Como se não bastasse, ataca a Comissão da Verdade, por ter sido instaurada pela ex-Presidente Dilma Rousseff. Diz que os documentos produzidos são “balela”. Mais um fato gravíssimo, que vai de encontro com a postura de um Presidente. Ao atacar documentos oficiais, Bolsonaro ataca o próprio Estado que representa, numa espécie de autofagia. Bolsonaro, ainda, confunde Estado com Governo, o que prova que não entendeu nada acerca do cargo que ocupa, agindo, mais uma vez, como quem discute com o colega de ginásio que, na falta de argumentos, parte logo para a violência.
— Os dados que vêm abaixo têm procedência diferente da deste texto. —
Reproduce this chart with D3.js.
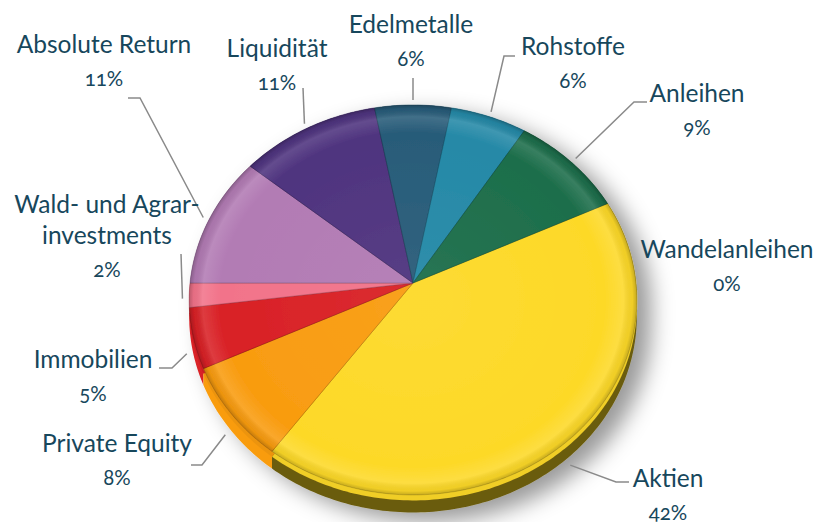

E assim podem ser resumidos os meses de Governo do atual Presidente. Uma eterna busca por ser o centro das atenções do “fundão”; o adolescente feroz que cospe ofensas contra seus colegas, apenas pelo fato de discordar deles; na falta de argumentos, Bolsonaro quebra seu vidro de ofensas e as despeja, doa a quem doer, em detrimento de uma Nação inteira. Quem perde? Todos nós.